A North Korean envoy is coming to Washington bearing a letter for President Donald Trump from Kim Jong Un.

This has been going on for days. Like in the old days.

Kim Yong Chol was spotted Wednesday at Beijing’s airport, where he boarded a commercial flight to the US.

A copy of the letter sent to Kim Jong Un from President Trump canceling their planned summit in Singapore. ─ AP
A copy of the letter sent to Kim Jong Un from President Trump canceling their planned summit in Singapore. ─ AP

On Thursday, he met Secretary of State Mike Pompeo in New York. Now it’s on to Washington, still carrying that letter, which in some fashion is a response to a letter Trump dictated for Kim.

The fate of a historic US-North Korea summit may rest on what’s in Kim’s letter.

And it’s all unfolding at the speed of pen pals.

Opportunities abound in the digital world for immediacy in communications, as everyone knows and Trump demonstrates with every tweet. Also, the telephone has been around for a very long time.

But still there’s a whiff of the Pony Express, Western Union and the flourish of quill pens in diplomacy.

“Some of it is the ceremony,” said Princeton presidential historian Julian E. Zelizer. “There is a drama to delivering a letter that I think still serves the purpose of two countries slowly trying to work things out.”

And letters can be a useful medium for tempestuous leaders like these two, he said. “It’s a way to contain emotions. Some of the coldness of the letter can be good in diplomacy.”
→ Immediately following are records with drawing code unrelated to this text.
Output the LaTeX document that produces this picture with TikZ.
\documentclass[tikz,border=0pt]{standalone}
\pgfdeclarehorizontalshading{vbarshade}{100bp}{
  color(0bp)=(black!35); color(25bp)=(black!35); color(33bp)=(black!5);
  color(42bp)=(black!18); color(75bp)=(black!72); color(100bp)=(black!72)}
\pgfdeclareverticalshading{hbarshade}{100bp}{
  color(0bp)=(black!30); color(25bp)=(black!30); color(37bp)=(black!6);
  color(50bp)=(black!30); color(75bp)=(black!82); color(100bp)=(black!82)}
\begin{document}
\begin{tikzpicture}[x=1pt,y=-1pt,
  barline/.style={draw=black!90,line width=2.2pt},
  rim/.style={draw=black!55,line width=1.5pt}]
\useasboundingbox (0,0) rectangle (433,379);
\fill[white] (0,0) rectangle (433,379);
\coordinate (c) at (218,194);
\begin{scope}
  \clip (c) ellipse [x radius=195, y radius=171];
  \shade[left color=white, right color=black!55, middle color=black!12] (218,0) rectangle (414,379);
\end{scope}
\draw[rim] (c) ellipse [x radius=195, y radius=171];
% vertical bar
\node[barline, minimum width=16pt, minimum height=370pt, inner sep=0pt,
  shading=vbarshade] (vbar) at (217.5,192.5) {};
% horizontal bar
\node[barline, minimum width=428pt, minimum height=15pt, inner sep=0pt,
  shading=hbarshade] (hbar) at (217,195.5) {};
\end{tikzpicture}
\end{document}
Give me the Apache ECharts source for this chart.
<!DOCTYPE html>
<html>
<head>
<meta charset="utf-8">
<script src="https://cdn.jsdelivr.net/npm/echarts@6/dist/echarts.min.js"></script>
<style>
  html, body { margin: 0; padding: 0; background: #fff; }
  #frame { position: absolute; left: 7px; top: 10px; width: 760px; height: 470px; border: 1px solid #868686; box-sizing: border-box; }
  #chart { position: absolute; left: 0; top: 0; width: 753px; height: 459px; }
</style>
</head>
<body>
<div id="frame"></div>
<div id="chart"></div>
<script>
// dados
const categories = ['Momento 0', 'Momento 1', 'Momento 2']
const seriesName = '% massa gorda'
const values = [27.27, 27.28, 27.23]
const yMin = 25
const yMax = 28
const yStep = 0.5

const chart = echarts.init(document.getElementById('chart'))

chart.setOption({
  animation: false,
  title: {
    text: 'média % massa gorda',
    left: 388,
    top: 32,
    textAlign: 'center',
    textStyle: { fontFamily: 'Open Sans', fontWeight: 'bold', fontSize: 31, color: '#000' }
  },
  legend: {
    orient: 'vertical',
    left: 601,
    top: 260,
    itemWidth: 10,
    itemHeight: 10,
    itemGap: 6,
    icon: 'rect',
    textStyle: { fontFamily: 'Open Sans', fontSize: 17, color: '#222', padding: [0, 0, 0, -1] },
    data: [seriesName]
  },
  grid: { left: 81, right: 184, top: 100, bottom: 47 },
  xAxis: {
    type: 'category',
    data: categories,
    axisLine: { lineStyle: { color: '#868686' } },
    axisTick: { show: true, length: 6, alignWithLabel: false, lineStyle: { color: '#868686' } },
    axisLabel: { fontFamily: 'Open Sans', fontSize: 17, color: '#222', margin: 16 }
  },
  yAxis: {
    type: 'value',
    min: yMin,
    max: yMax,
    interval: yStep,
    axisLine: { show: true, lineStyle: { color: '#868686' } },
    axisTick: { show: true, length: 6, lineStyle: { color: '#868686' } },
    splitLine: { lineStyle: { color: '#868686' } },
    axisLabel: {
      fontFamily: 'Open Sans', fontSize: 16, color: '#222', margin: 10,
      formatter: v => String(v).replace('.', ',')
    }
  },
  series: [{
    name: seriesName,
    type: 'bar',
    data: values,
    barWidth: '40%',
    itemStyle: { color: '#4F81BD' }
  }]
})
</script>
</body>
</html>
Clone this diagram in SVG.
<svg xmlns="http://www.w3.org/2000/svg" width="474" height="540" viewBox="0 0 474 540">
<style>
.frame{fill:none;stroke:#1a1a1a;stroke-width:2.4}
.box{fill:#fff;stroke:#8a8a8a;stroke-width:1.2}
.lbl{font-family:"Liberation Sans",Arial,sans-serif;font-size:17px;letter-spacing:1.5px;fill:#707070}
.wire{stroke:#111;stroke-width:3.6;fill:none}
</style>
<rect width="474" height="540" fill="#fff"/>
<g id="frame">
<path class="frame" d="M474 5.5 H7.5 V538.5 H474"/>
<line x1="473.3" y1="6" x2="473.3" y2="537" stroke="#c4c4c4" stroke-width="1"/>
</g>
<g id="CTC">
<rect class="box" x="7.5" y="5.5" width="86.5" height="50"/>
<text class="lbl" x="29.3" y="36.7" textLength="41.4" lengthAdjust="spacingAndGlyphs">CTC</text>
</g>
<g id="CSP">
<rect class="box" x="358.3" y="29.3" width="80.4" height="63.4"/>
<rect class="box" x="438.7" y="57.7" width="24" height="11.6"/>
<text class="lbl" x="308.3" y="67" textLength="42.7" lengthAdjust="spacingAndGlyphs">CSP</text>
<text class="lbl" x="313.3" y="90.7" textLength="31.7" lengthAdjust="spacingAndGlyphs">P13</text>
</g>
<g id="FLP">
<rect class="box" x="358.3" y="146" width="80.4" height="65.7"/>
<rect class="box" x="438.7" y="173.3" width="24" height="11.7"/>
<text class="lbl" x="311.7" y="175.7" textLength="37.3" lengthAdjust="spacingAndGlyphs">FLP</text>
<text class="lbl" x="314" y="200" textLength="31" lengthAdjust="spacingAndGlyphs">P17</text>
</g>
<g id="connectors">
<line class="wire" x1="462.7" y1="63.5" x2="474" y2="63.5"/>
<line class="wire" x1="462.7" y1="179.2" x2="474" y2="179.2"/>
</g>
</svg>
Major diplomatic actions are often communicated on paper, even now, for the sake of formality and posterity. That’s especially true for messages between countries that do not have close ties and thus aren’t used to communicating with each other regularly through more informal means.

President Barack Obama and Iran’s Ayatollah Ali Khamenei famously exchanged secret letters in 2014, for example, in the run-up to the nuclear deal negotiations.

Trump’s letter to Kim announced the summit was off because of harsh rhetoric coming from North Korea, yet it contained the seeds of reviving the idea. Most recently Trump has exhibited an air of anticipation about the envoy’s journey to Washington.

“I believe they will be coming down to Washington on Friday,” he told reporters at Joint Base Andrews before departing on Thursday on a trip to Texas. “A letter being delivered to me from Kim Jong Un. It is very important to them.”

In the normally buttoned-down world of diplomacy, letters often contain information that has already been conveyed by other means. The chance of a breakthrough being revealed in a hand-delivered note from across the seas is remote.

But Kim and Trump are not buttoned-down people, so bets are off.

“If there ever was a moment that a president does not know what is coming,” Zelizer said, “this is that moment.”